What counts as knife crime
Knife crime includes:
- carrying a knife or trying to buy one if you’re under 18
- threatening someone with a knife
- carrying a knife that's banned
- a murder where the victim was stabbed with a knife
- a robbery or burglary where a thief carried a knife as a weapon
An offensive weapon is:
- an article designed to cause injury to another person
- an article carried with the intention of causing injury to another person
Penalties for knife crime
The law on knives says:
- it is illegal for anyone, including a shop, to sell a knife of any kind (including cutlery and kitchen knives) to anyone under the age of 18
- if you’re under 18, it’s illegal to buy most types of knives
- anyone over 10 can be charged and taken to court if they’re caught with an illegal knife – even if it’s the first time they’ve been stopped by the police
- if you're caught carrying a knife, you could receive a community sentence, a fine or imprisoned
- you could be searched at any time if a police officer thinks you may be carrying a knife
- even if you’re carrying a knife that you’re legally allowed to (like a penknife with a blade that’s shorter than three inches), it becomes illegal if you use it as a weapon to threaten or harm anyone
The maximum sentence for carrying a knife illegally is four years in prison and an unlimited fine. If you injure someone or use a knife to commit a crime, the penalties could increase.
Carrying a knife
It's an offence to carry a knife or an offensive weapon in a public place without a good reason.
You could be prosecuted for carrying an article that could injure someone. If convicted, you could be imprisoned and fined.
Banned knives and offensive weapons
There is a complete ban on the sale of offensive weapons and certain knives, including:
- flick knives - where the blade is hidden inside the handle and shoots out when a button is pressed - these are also called switchblades or automatic knives
- butterfly knives - where the blade is hidden inside a handle that splits in two around it, like wings or the handles swing around the blade to open or close it
- disguised knives - where the blade is hidden inside something, like a belt buckle or fake mobile phone
- push daggers
- gravity knives
- 'airport' or stealth knives
- samurai swords
- blowpipes or guns
- kubotan (cylindrical container holding spikes)

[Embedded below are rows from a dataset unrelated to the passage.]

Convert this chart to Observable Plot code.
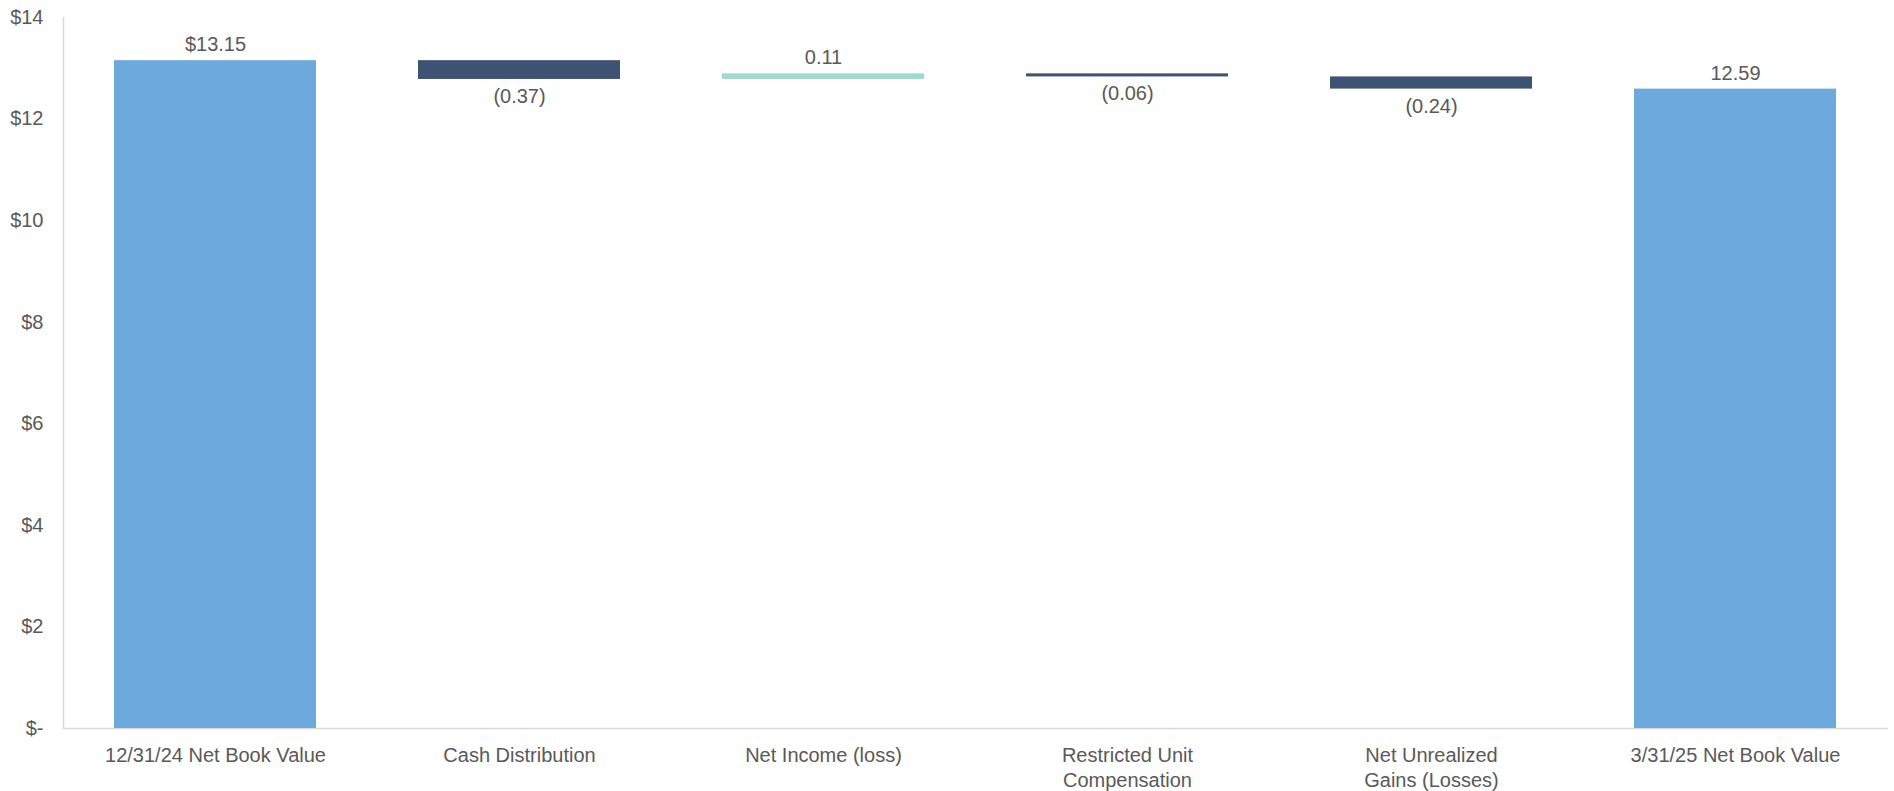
<!DOCTYPE html>
<html>
<head>
<meta charset="utf-8">
<script src="https://cdn.jsdelivr.net/npm/d3@7"></script>
<script src="https://cdn.jsdelivr.net/npm/@observablehq/plot@0.6"></script>
<style>
  html, body { margin: 0; padding: 0; background: #ffffff; }
  #chart { width: 1894px; height: 791px; }
</style>
</head>
<body>
<div id="chart"></div>
<script>
// ---- Data ----
const categories = [
  "12/31/24 Net Book Value",
  "Cash Distribution",
  "Net Income (loss)",
  "Restricted Unit\nCompensation",
  "Net Unrealized\nGains (Losses)",
  "3/31/25 Net Book Value"
];
const values = [13.15, -0.37, 0.11, -0.06, -0.24, 12.59];
const kinds = ["total", "delta", "delta", "delta", "delta", "total"];
const yTicks = [0, 2, 4, 6, 8, 10, 12, 14];

// ---- Build waterfall rows ----
let running = 0;
const rows = categories.map((c, i) => {
  const v = values[i];
  let y1, y2;
  if (kinds[i] === "total") {
    y1 = 0; y2 = v; running = v;
  } else {
    y1 = running; y2 = running + v; running = y2;
  }
  const top = Math.max(y1, y2), bottom = Math.min(y1, y2);
  const type = kinds[i] === "total" ? "total" : (v < 0 ? "neg" : "pos");
  let label;
  if (i === 0) label = "$" + v.toFixed(2);
  else if (v < 0) label = "(" + Math.abs(v).toFixed(2) + ")";
  else label = v.toFixed(2);
  return {category: c, y1, y2, top, bottom, type, label};
});

const colorOf = {total: "#6CAADE", neg: "#3E5274", pos: "#A2D9CE"};
const textColor = "#595959";
const lineColor = "#D9D9D9";

const chart = Plot.plot({
  width: 1894,
  height: 791,
  marginLeft: 63,
  marginRight: 7,
  marginTop: 17,
  marginBottom: 63,
  style: {fontFamily: "'Liberation Sans', Arial, sans-serif", fontSize: "20px", color: textColor, background: "#ffffff"},
  x: {domain: categories, paddingInner: 0.335, paddingOuter: 0.1675, label: null},
  y: {domain: [0, 14], label: null},
  marks: [
    Plot.frame({anchor: "left", stroke: lineColor, strokeWidth: 1.5}),
    Plot.frame({anchor: "bottom", stroke: lineColor, strokeWidth: 1.5}),
    Plot.barY(rows, {x: "category", y1: "y1", y2: "y2", fill: d => colorOf[d.type]}),
    Plot.text(rows.filter(d => d.type !== "neg"), {
      x: "category", y: "top", text: "label", dy: -16,
      fill: textColor, fontSize: 20, lineAnchor: "middle"
    }),
    Plot.text(rows.filter(d => d.type === "neg"), {
      x: "category", y: "bottom", text: "label", dy: 17,
      fill: textColor, fontSize: 20, lineAnchor: "middle"
    }),
    Plot.axisY({
      ticks: yTicks, tickSize: 0, tickPadding: 20,
      tickFormat: d => d === 0 ? "$-" : "$" + d,
      fill: textColor, fontSize: 20, label: null
    }),
    Plot.axisX({
      tickSize: 0, tickPadding: 16, lineHeight: 1.25,
      fill: textColor, fontSize: 20, label: null
    })
  ]
});
document.getElementById("chart").appendChild(chart);
</script>
</body>
</html>
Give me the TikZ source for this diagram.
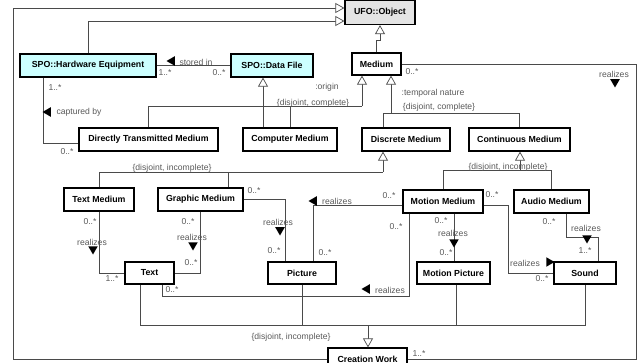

- shuriken (also known as death stars or throwing stars)
- telescopic truncheons (automatically extending)
- kusari-gama (sickle attached to a rope, cord or wire)
- kyoketsu shoge (hook-knife attached to a rope, cord or wire)
- kusari (weight attached to a rope, cord or wire)
- straight, side handled or friction-lock truncheons
Stop and search
Police officers have the right to stop and search any person or vehicle if they suspect an offence. This includes illegally carrying a knife or offensive weapon.
Helping to stop knife crime
If you have a knife and want to get rid of it, talk to an adult who you trust. They’ll be able to help you find the best way to dispose of it. You might also want to find out when your nearest police station runs a ‘knife amnesty’. During an amnesty, you can hand in your unwanted knife without having to answer questions from the police.
If you have information about knife crime in your area and you're nervous about going to the police, you can call Crimestoppers on 0800 555 111. They will never ask for your name or try to trace the number that you're calling from.